YES!

Richard Cohen recently had an opinion piece in the Washington Post addressing the undeniable fact that Americans increasingly occupy information “bubbles”–and that we rarely, if ever, intersect with the very different bubbles occupied by others.

He began by describing his long-ago relationship with someone named Charlie. He and Charlie came from very different backgrounds and had very different beliefs; their close friendship was an artifact of the draft–they served together in the Army.

Cohen said he thought about that experience and that friendship when he watched people rescue others from the devastation in Houston.

The storm, the flooding — the utter disaster — gave people a common problem and a common goal. It also reduced them to common socioeconomic status. After a while, people in trouble all look the same — wet, dirty, tired, often dazed. The storm throws them together and reduces them to the essential: people needing help, people looking to help. People. That’s it. People.

The army had done much the same leveling of differences:

We all had the same goal, which was to get through training. We all dressed alike, ate the same food, showered together and, over time, became a single unit. I mostly hated the Army, but I mostly loved those guys.

Today’s volunteer army doesn’t provide the same experience, and Cohen is realist enough to concede that there is little likelihood of reinstating the draft. (As he puts it, a generation of gluten-avoiders is not going to happily share a latrine with strangers.) Draft or no draft, however, America needs a mechanism that requires dissimilar people to interact, to actually get to know each other.

 But maybe some sort of national service would work — something lasting a year or so. Other nations do that — and they’re not the goose-stepping ones, either. Denmark, Sweden, Austria and Norway have versions of compulsory service….

We need a national service that throws us all together, the urban with the rural, the Fox News types with the MSNBC crowd.

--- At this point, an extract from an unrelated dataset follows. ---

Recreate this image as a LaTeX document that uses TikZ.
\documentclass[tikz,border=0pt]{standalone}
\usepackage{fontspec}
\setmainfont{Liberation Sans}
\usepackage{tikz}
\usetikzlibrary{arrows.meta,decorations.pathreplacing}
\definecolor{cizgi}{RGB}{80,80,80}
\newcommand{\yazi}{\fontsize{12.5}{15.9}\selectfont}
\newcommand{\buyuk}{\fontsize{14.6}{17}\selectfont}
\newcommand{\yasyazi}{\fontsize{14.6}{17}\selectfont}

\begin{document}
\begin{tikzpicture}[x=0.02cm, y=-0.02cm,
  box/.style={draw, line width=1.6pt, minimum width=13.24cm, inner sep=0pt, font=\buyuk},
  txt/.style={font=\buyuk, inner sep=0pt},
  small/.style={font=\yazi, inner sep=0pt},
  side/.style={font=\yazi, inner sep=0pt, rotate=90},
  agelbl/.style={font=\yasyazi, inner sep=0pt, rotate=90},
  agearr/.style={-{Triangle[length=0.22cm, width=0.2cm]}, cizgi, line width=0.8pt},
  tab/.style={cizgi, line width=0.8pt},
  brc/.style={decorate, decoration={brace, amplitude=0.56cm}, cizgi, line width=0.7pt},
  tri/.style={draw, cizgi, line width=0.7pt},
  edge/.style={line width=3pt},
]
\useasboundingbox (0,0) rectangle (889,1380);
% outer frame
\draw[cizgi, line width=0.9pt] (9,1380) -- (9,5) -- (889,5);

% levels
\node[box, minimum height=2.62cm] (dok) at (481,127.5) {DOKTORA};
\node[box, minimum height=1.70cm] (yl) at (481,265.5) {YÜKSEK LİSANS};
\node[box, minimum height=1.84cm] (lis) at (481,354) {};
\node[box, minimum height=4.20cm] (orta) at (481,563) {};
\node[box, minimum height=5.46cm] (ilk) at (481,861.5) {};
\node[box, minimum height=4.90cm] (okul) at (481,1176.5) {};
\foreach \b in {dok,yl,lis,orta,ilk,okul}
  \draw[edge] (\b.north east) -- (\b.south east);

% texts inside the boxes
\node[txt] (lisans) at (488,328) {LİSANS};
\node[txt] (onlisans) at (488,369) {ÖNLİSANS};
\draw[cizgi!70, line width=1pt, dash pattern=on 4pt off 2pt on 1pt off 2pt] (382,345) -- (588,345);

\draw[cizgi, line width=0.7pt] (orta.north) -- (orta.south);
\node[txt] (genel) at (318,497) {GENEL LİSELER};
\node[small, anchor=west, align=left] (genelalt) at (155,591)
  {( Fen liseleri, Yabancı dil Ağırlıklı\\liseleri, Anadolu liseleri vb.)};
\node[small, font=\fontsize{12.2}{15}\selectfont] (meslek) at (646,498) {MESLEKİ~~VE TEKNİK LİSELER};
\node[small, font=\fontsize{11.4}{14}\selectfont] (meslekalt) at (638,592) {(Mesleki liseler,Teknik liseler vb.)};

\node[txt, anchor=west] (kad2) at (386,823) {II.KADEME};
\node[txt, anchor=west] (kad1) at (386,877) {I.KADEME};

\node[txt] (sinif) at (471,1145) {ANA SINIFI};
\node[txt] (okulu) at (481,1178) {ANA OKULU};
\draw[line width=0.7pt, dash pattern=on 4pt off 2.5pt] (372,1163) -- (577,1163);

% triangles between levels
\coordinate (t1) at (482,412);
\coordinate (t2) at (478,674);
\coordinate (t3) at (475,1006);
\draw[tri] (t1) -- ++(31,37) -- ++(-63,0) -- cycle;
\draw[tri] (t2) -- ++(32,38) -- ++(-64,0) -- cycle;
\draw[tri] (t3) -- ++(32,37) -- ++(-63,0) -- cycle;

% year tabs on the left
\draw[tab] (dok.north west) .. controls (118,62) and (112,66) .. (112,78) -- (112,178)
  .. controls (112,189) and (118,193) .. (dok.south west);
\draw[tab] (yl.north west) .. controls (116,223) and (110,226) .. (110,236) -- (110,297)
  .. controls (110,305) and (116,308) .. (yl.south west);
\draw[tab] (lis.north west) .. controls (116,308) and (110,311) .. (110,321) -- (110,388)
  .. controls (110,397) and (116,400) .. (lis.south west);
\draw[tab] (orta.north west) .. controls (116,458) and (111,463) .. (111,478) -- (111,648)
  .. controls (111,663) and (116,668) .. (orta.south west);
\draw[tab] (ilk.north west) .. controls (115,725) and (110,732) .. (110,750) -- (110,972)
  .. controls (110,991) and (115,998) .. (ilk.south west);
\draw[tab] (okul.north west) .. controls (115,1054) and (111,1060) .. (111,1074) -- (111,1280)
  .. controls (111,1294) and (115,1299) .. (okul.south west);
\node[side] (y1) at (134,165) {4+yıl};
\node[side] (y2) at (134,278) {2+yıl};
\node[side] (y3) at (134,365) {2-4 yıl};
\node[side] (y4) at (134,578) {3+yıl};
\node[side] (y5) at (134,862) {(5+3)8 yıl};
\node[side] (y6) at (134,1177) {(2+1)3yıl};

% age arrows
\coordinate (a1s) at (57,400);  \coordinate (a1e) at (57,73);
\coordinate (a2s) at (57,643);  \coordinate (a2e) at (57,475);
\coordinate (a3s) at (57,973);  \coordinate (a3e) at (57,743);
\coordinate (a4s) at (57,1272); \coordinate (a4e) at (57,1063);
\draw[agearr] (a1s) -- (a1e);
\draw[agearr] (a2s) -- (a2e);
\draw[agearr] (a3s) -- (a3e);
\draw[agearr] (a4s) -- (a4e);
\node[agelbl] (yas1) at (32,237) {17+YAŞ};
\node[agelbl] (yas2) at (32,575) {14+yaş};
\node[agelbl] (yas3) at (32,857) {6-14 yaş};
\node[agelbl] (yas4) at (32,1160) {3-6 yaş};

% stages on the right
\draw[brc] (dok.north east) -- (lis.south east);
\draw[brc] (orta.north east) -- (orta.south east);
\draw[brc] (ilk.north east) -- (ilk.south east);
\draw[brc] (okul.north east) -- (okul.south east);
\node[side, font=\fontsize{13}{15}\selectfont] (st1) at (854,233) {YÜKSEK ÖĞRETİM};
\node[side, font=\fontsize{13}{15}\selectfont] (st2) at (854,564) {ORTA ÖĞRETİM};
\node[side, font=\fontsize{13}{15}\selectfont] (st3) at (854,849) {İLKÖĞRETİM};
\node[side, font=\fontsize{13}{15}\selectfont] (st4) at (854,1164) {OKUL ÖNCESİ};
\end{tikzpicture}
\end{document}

That way, Americans can get to know Americans and learn — as previous generations did — that we are all Americans. A common plight and a common goal is how Houstonians got to know Houstonians. A different plight and a different goal is how I got to know Charlie.

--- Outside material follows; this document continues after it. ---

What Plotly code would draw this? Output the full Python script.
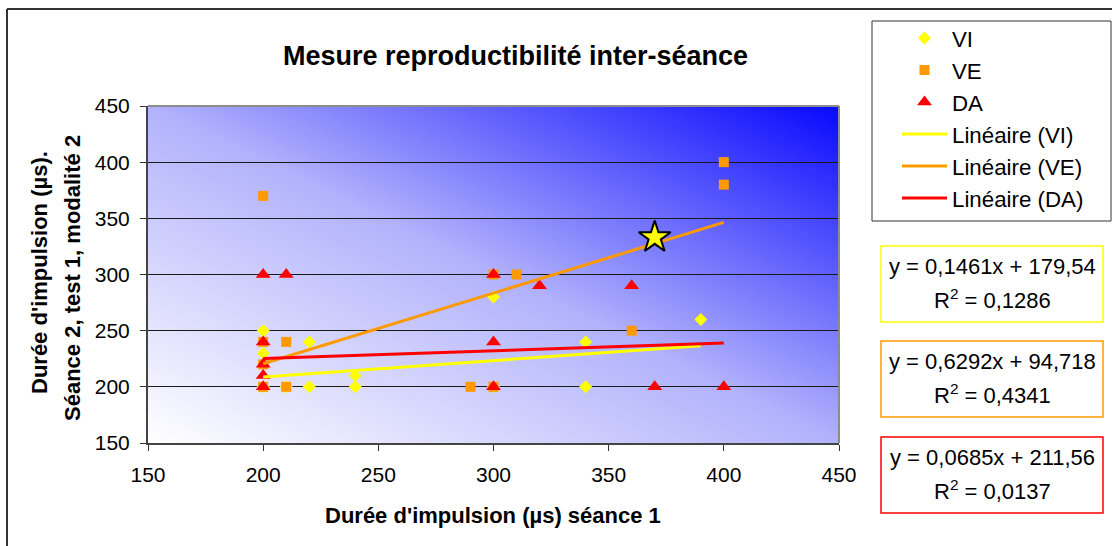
import base64
import plotly.graph_objects as go

# ---- data: pulse duration (µs), session 1 (x) vs session 2 (y) ----
vi_x = [200, 200, 200, 210, 220, 220, 240, 240, 300, 300, 340, 340, 390]
vi_y = [250, 230, 200, 200, 240, 200, 210, 200, 280, 200, 240, 200, 260]

ve_x = [200, 200, 210, 200, 200, 210, 290, 300, 300, 310, 360, 400, 400]
ve_y = [370, 240, 240, 220, 200, 200, 200, 200, 300, 300, 250, 400, 380]

da_x = [200, 210, 200, 200, 200, 200, 300, 300, 300, 320, 360, 370, 400]
da_y = [300, 300, 240, 220, 210, 200, 300, 240, 200, 290, 290, 200, 200]

series_names = ["VI", "VE", "DA"]
series_colors = ["#FFFF00", "#FF9900", "#FF0000"]
series_symbols = ["diamond", "square", "triangle-up"]
series_sizes = [10, 10, 13]

# linear trend lines (slope, intercept, R²)
trend_slopes = [0.1461, 0.6292, 0.0685]
trend_intercepts = [179.54, 94.718, 211.56]
trend_r2 = [0.1286, 0.4341, 0.0137]

highlight_x = [370]
highlight_y = [333]

axis_ticks = [150, 200, 250, 300, 350, 400, 450]

# ---- layout geometry (pixels) ----
W, H = 1112, 546
L, R, T, B = 148, 839, 106, 443
FONT = "Liberation Sans, Arial, sans-serif"


def px(xp):
    return (xp - L) / (R - L)


def py(yp):
    return (B - yp) / (B - T)


def fr(v, fmt):
    return format(v, fmt).replace(".", ",")


fig = go.Figure()

xs_all = [vi_x, ve_x, da_x]
ys_all = [vi_y, ve_y, da_y]

for name, xs, ys, col, sym, sz in zip(series_names, xs_all, ys_all,
                                       series_colors, series_symbols, series_sizes):
    fig.add_trace(go.Scatter(
        x=xs, y=ys, mode="markers", name=name,
        marker=dict(symbol=sym, color=col, size=sz, line=dict(width=0)),
    ))

for name, xs, col, a, b in zip(series_names, xs_all, series_colors,
                               trend_slopes, trend_intercepts):
    x0, x1 = min(xs), max(xs)
    fig.add_trace(go.Scatter(
        x=[x0, x1], y=[a * x0 + b, a * x1 + b], mode="lines",
        name=f"Linéaire ({name})",
        line=dict(color=col, width=3),
    ))

fig.add_trace(go.Scatter(
    x=highlight_x, y=highlight_y, mode="markers", showlegend=False,
    marker=dict(symbol="star", size=24, color="#FFFF00",
                line=dict(color="black", width=2)),
))

# diagonal gradient behind the plot area
svg = (
    '<svg xmlns="http://www.w3.org/2000/svg" width="300" height="300" '
    'viewBox="0 0 300 300" preserveAspectRatio="none">'
    '<defs><linearGradient id="g" x1="0" y1="1" x2="1" y2="0">'
    '<stop offset="0" stop-color="#FFFFFF"/>'
    '<stop offset="0.5" stop-color="#B2B2FC"/>'
    '<stop offset="1" stop-color="#0808FF"/>'
    '</linearGradient></defs>'
    '<rect width="300" height="300" fill="url(#g)"/></svg>'
)
svg_uri = "data:image/svg+xml;base64," + base64.b64encode(svg.encode()).decode()

fig.add_layout_image(dict(
    source=svg_uri, xref="x", yref="y", x=150, y=450, sizex=300, sizey=300,
    sizing="stretch", layer="below", xanchor="left", yanchor="top",
))

shapes = []
# top / right border of the plot area
shapes.append(dict(type="line", xref="paper", yref="paper", x0=0, x1=1, y0=1, y1=1,
                   line=dict(color="#8C8C8C", width=2)))
shapes.append(dict(type="line", xref="paper", yref="paper", x0=1, x1=1, y0=0, y1=1,
                   line=dict(color="#8C8C8C", width=2)))
# chart frame
shapes.append(dict(type="line", xref="paper", yref="paper", x0=px(7), x1=px(W + 20),
                   y0=py(9), y1=py(9), line=dict(color="#333333", width=2)))
shapes.append(dict(type="line", xref="paper", yref="paper", x0=px(7), x1=px(7),
                   y0=py(9), y1=py(H + 20), line=dict(color="#333333", width=2)))
# legend frame
shapes.append(dict(type="rect", xref="paper", yref="paper",
                   x0=px(872), x1=px(1111), y0=py(21), y1=py(221),
                   line=dict(color="#333333", width=1), fillcolor="white"))

annotations = []
box_tops = [246, 341, 437]
for col, a, b, r2, top in zip(series_colors, trend_slopes, trend_intercepts,
                              trend_r2, box_tops):
    shapes.append(dict(type="rect", xref="paper", yref="paper",
                       x0=px(881), x1=px(1103), y0=py(top), y1=py(top + 76),
                       line=dict(color=col, width=1.5), fillcolor="white"))
    annotations.append(dict(
        xref="paper", yref="paper", x=px(992.5), y=py(top + 20.5),
        xanchor="center", yanchor="middle", showarrow=False,
        text=f"y = {fr(a, '.4f')}x + {fr(b, '.5g')}",
        font=dict(family=FONT, size=22, color="black"),
    ))
    annotations.append(dict(
        xref="paper", yref="paper", x=px(992.5), y=py(top + 53),
        xanchor="center", yanchor="middle", showarrow=False,
        text=f"R<sup>2</sup> = {fr(r2, '.4f')}",
        font=dict(family=FONT, size=22, color="black"),
    ))

# titles
annotations.append(dict(
    xref="paper", yref="paper", x=px(515), y=py(56), xanchor="center", yanchor="middle",
    showarrow=False, text="<b>Mesure reproductibilité inter-séance</b>",
    font=dict(family=FONT, size=27, color="black"),
))
annotations.append(dict(
    xref="paper", yref="paper", x=px(493), y=py(515), xanchor="center", yanchor="middle",
    showarrow=False, text="<b>Durée d'impulsion (µs) séance 1</b>",
    font=dict(family=FONT, size=22, color="black"),
))
annotations.append(dict(
    xref="paper", yref="paper", x=px(39), y=py(273), xanchor="center", yanchor="middle",
    showarrow=False, textangle=-90, text="<b>Durée d'impulsion (µs).</b>",
    font=dict(family=FONT, size=22, color="black"),
))
annotations.append(dict(
    xref="paper", yref="paper", x=px(72), y=py(278), xanchor="center", yanchor="middle",
    showarrow=False, textangle=-90, text="<b>Séance 2, test 1, modalité 2</b>",
    font=dict(family=FONT, size=22, color="black"),
))

axis_common = dict(
    range=[150, 450], tickmode="array", tickvals=axis_ticks,
    ticktext=[str(v) for v in axis_ticks],
    gridcolor="#1A1A1A", gridwidth=1, zeroline=False,
    showline=True, linecolor="#444444", linewidth=2,
    ticks="outside", ticklen=6, tickwidth=1, tickcolor="#333333",
    tickfont=dict(family=FONT, size=21, color="black"),
    fixedrange=True,
)

fig.update_layout(
    width=W, height=H,
    margin=dict(l=L, r=W - R, t=T, b=H - B, pad=0),
    paper_bgcolor="white", plot_bgcolor="white",
    font=dict(family=FONT, color="black"),
    xaxis=dict(**axis_common, showgrid=False, ticklabelstandoff=6),
    yaxis=dict(**axis_common, showgrid=True, ticklabelstandoff=6),
    showlegend=True,
    legend=dict(
        x=px(897), y=py(17), xanchor="left", yanchor="top",
        bgcolor="rgba(0,0,0,0)", borderwidth=0,
        font=dict(family=FONT, size=22.3, color="black"),
        itemwidth=45, tracegroupgap=0,
    ),
    shapes=shapes,
    annotations=annotations,
)

fig.write_html("out.html")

A couple of years ago, I worked with one of my graduate students on just such a proposal–pie in the sky as it was–a new G.I. Bill focused upon producing engaged and informed citizens through civilian service. As we argued, there are many ways in which a national program might incentivize the acquisition of civic literacy and change the civic culture.

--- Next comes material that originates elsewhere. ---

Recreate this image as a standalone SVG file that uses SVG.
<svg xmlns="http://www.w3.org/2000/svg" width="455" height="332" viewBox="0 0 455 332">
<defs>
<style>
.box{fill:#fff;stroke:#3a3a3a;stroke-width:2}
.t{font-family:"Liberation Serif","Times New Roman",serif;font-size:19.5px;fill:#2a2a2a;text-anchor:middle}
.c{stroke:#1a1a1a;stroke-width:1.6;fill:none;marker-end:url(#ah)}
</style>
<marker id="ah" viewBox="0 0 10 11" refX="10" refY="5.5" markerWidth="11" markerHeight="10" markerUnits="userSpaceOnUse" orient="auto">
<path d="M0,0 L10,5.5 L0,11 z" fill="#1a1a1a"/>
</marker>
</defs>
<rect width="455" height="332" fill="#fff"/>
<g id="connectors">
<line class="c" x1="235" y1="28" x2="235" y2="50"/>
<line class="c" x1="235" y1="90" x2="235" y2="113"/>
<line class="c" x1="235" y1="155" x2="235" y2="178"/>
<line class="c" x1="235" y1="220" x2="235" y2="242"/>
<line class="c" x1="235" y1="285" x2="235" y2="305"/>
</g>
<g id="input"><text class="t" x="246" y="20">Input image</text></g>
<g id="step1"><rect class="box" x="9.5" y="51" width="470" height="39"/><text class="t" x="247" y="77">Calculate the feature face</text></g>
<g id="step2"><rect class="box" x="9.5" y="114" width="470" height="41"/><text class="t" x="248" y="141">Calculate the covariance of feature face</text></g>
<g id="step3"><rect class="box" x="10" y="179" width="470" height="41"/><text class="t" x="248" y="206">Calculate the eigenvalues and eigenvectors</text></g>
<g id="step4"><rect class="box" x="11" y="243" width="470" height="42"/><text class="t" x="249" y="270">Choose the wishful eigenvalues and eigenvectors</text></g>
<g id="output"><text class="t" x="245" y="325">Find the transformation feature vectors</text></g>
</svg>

We proposed a voluntary National Public Service program for high school graduates who would be paid minimum wage during a one year tour of duty. At the end of that year, assuming satisfaction of the requirements, the students would receive stipends sufficient to pay tuition, room and board for two years at a public college or trade school. The public service requirement would be satisfied through employment with a government agency or not-for-profit organization (like public schools or Goodwill Industries); in addition, students would be required to attend and pass a civics course to be developed by the U.S. Department of Education in conjunction with the Campaign for the Civic Mission of the Schools, thus linking service with civic knowledge.

We noted that the groundwork for such a program is already in place through existing programs like AmeriCorps that are in high demand, but limited by funding.

What sorts of outcomes might we expect? Since such a program is likely to be most attractive to those struggling to afford higher education, we could expect broader participation from those whose voices are largely missing from today’s civic conversation. A better-educated population should engage in better, more nuanced policy debates, leading (hopefully) to more thoughtful policy choices. Ultimately, we might even see more meaningful and issue-oriented political campaigns, with less of the intemperate rhetoric that characterizes messages crafted to appeal to uninformed voters.

As an added benefit, a program of this sort would also have an enormous and salutary impact on the level of student debt–currently a huge drag on economic growth.

At a minimum, national service should burst some very stubborn bubbles. At best, it would connect participants to the multi-colored, multi-ethnic, multi-everything fabric that is the strength and glory of the real America.